### What needs to be done:
Everything from the first line down to the line containing "0.74, 0.855, 0.97];" is to be retyped exactly, both ends included, with pictures left out.

### Stored data:
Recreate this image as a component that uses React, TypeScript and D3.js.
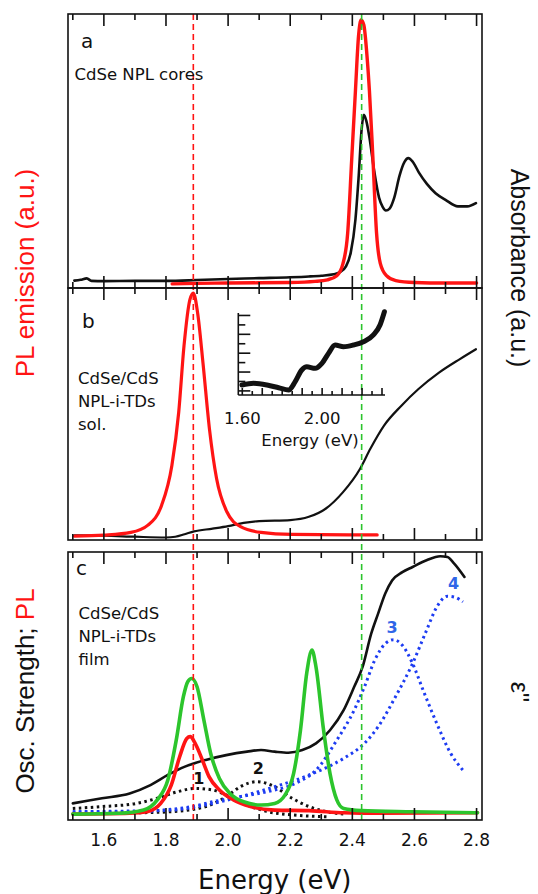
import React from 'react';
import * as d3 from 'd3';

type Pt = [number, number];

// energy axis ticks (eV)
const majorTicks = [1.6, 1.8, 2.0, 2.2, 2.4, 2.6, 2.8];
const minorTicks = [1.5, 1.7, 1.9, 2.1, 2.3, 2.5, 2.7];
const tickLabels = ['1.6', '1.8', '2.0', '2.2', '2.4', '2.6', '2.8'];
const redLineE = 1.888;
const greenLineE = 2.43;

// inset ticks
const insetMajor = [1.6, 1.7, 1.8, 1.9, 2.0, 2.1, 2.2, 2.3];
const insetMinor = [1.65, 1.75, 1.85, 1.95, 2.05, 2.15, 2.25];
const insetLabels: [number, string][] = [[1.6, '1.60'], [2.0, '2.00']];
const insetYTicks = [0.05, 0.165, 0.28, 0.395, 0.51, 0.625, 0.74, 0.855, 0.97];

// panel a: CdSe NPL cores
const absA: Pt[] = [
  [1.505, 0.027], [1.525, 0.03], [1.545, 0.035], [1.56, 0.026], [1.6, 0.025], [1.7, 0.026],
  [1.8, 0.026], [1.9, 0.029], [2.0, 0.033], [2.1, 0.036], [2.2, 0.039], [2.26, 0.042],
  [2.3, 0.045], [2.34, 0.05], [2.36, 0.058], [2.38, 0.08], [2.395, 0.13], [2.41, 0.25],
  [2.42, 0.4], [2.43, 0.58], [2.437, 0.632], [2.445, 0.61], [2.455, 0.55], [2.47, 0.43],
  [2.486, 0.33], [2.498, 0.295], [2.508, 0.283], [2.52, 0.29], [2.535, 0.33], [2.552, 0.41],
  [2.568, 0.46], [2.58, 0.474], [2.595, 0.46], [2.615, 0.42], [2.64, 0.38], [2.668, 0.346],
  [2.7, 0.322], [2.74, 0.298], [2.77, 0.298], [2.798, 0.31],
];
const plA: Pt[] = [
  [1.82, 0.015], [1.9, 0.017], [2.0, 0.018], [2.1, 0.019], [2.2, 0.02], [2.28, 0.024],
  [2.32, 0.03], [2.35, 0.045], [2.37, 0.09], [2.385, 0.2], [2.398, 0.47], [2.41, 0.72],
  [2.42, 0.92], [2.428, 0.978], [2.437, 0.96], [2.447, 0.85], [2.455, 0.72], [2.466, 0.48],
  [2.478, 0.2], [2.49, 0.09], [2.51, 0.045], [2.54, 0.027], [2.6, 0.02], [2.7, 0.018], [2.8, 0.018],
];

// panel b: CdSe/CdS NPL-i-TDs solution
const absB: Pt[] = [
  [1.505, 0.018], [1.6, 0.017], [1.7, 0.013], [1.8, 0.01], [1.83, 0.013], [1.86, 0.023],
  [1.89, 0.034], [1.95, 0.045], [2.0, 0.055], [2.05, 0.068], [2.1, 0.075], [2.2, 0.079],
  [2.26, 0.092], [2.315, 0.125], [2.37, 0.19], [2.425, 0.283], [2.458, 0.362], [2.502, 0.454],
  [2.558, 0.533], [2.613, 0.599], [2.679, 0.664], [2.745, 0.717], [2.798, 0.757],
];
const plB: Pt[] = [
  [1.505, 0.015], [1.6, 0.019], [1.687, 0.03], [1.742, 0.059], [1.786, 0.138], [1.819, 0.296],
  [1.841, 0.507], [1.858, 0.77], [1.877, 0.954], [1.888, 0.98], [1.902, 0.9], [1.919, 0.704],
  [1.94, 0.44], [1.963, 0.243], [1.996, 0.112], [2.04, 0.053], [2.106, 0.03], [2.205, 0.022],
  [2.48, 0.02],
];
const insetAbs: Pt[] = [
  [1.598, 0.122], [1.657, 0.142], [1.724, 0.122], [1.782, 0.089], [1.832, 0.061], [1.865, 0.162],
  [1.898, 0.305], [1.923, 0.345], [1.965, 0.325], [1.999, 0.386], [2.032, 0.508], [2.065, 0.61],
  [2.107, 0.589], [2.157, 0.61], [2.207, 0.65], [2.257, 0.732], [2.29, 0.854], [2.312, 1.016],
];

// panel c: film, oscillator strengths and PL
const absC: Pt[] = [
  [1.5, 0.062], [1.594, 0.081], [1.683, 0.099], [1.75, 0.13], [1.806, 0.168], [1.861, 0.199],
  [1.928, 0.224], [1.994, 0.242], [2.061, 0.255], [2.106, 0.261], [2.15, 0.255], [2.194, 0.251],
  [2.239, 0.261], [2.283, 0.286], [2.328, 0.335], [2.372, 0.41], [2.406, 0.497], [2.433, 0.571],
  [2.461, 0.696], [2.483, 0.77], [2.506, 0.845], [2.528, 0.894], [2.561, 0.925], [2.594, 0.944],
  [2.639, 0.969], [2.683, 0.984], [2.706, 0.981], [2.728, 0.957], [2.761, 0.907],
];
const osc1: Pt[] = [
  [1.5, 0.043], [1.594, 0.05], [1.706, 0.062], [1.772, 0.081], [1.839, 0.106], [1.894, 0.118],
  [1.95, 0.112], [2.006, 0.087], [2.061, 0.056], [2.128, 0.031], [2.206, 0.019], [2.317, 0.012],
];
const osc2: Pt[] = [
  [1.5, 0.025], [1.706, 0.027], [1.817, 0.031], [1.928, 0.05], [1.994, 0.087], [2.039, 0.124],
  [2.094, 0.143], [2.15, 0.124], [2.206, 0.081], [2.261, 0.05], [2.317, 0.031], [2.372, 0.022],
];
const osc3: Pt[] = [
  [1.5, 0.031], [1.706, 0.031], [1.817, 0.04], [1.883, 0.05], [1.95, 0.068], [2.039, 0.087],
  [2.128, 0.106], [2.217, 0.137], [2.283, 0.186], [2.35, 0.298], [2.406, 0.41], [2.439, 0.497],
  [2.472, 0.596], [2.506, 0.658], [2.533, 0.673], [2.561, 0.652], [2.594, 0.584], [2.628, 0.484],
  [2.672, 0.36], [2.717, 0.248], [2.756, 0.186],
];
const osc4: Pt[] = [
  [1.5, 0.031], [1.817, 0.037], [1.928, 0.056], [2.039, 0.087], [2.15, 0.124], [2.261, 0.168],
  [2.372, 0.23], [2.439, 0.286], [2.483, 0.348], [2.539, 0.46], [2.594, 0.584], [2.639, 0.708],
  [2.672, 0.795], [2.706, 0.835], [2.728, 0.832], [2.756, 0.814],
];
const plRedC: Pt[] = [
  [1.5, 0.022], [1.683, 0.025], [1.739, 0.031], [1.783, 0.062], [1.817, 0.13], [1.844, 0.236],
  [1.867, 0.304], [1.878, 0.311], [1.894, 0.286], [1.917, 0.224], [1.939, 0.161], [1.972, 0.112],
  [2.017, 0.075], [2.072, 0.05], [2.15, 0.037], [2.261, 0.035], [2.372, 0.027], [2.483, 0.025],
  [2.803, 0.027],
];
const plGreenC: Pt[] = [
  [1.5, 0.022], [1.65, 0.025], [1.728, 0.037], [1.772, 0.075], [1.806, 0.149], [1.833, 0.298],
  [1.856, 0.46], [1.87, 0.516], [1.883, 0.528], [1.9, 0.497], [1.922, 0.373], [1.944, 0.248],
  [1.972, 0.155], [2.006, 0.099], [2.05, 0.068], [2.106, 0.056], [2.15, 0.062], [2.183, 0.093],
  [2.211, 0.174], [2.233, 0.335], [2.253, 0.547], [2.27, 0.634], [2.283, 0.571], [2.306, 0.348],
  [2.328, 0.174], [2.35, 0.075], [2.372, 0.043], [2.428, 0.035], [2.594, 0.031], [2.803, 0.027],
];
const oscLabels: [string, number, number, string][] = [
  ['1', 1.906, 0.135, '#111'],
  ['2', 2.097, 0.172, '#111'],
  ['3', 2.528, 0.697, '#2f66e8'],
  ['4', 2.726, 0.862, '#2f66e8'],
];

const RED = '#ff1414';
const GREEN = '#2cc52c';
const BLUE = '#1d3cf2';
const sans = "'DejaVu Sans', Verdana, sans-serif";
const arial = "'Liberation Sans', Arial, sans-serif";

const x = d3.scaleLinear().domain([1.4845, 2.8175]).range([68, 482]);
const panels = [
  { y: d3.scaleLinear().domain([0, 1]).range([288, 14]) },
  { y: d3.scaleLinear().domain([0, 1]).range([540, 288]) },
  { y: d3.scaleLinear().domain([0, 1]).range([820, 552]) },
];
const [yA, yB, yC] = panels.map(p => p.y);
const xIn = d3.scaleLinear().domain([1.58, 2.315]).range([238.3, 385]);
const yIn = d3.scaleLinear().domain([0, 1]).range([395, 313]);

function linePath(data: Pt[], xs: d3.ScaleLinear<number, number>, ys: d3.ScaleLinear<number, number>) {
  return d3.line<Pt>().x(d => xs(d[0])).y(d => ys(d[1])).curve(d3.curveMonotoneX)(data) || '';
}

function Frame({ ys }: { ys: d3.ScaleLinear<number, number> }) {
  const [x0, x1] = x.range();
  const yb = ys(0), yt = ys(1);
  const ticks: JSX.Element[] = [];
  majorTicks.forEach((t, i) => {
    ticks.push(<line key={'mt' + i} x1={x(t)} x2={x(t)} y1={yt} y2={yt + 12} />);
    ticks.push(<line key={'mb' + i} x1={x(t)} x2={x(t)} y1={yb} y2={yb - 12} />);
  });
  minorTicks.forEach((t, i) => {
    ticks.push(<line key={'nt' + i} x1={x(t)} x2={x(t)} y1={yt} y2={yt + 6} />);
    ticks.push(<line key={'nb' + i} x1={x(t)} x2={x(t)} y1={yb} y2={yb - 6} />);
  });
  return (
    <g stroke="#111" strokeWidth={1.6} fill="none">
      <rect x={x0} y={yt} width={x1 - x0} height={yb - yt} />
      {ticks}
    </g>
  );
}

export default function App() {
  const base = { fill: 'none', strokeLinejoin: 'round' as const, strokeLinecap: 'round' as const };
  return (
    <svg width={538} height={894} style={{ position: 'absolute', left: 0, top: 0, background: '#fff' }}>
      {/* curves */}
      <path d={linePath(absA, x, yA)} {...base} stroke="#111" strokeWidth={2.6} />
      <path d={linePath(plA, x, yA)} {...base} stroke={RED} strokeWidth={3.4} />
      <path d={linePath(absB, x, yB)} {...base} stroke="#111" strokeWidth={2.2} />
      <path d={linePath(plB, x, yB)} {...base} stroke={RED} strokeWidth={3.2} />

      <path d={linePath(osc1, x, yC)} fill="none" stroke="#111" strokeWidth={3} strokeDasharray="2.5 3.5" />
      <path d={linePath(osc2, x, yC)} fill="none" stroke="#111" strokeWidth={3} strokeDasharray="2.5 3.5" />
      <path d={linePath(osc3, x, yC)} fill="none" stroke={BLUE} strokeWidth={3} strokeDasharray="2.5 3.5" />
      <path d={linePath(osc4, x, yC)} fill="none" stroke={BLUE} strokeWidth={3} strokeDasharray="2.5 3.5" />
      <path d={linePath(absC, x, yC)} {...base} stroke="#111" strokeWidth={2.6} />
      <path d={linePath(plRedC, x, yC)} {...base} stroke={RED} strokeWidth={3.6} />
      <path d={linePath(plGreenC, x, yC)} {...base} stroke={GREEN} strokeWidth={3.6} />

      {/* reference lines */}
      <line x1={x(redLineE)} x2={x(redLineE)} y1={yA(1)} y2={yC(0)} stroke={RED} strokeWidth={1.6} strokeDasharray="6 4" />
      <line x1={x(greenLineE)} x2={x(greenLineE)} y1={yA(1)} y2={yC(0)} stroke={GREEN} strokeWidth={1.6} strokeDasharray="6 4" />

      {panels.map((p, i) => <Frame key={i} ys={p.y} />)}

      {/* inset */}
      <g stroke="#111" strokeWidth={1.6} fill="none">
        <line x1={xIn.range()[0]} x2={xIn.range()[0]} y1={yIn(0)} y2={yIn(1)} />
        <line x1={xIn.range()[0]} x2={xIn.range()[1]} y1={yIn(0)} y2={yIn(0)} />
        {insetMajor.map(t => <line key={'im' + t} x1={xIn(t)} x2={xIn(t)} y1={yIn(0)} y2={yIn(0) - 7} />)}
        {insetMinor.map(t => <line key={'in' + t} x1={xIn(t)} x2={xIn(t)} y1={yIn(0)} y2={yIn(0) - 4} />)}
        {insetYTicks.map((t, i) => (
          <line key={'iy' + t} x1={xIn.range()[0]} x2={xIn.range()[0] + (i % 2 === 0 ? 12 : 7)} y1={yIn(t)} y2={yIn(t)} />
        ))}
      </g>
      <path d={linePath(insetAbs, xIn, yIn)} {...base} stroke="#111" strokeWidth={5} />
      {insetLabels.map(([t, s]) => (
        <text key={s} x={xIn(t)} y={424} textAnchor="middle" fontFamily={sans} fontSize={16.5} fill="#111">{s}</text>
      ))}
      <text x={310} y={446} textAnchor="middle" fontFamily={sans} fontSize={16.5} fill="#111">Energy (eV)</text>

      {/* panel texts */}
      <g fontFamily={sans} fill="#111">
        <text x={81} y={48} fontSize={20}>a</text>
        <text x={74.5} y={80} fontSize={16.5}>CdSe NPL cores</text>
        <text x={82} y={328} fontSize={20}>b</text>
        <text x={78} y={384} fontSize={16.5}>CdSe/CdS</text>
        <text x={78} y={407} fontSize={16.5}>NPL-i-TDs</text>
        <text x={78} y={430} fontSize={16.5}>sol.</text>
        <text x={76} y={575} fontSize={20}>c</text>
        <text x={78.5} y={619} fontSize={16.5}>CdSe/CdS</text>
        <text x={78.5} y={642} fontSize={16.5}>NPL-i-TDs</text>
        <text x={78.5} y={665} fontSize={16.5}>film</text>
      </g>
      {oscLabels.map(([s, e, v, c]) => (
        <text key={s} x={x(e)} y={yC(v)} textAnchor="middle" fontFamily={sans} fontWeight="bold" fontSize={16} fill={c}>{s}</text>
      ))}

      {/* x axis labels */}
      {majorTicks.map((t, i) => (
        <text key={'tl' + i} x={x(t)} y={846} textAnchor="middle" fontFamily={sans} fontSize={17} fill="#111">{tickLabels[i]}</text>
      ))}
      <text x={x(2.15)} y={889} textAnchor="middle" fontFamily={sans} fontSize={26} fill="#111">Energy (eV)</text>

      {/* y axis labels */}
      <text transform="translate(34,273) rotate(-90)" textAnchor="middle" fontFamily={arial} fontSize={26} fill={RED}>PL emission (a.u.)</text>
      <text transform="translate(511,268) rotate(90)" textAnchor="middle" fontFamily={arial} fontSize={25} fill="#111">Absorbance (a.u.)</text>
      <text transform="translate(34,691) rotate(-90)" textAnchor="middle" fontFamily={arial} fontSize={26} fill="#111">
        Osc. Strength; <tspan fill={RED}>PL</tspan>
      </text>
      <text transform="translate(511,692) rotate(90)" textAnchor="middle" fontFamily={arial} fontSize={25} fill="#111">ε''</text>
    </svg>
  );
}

### Task response:
Recreate this image as a component that uses React, TypeScript and D3.js.
import React from 'react';
import * as d3 from 'd3';

type Pt = [number, number];

// energy axis ticks (eV)
const majorTicks = [1.6, 1.8, 2.0, 2.2, 2.4, 2.6, 2.8];
const minorTicks = [1.5, 1.7, 1.9, 2.1, 2.3, 2.5, 2.7];
const tickLabels = ['1.6', '1.8', '2.0', '2.2', '2.4', '2.6', '2.8'];
const redLineE = 1.888;
const greenLineE = 2.43;

// inset ticks
const insetMajor = [1.6, 1.7, 1.8, 1.9, 2.0, 2.1, 2.2, 2.3];
const insetMinor = [1.65, 1.75, 1.85, 1.95, 2.05, 2.15, 2.25];
const insetLabels: [number, string][] = [[1.6, '1.60'], [2.0, '2.00']];
const insetYTicks = [0.05, 0.165, 0.28, 0.395, 0.51, 0.625, 0.74, 0.855, 0.97];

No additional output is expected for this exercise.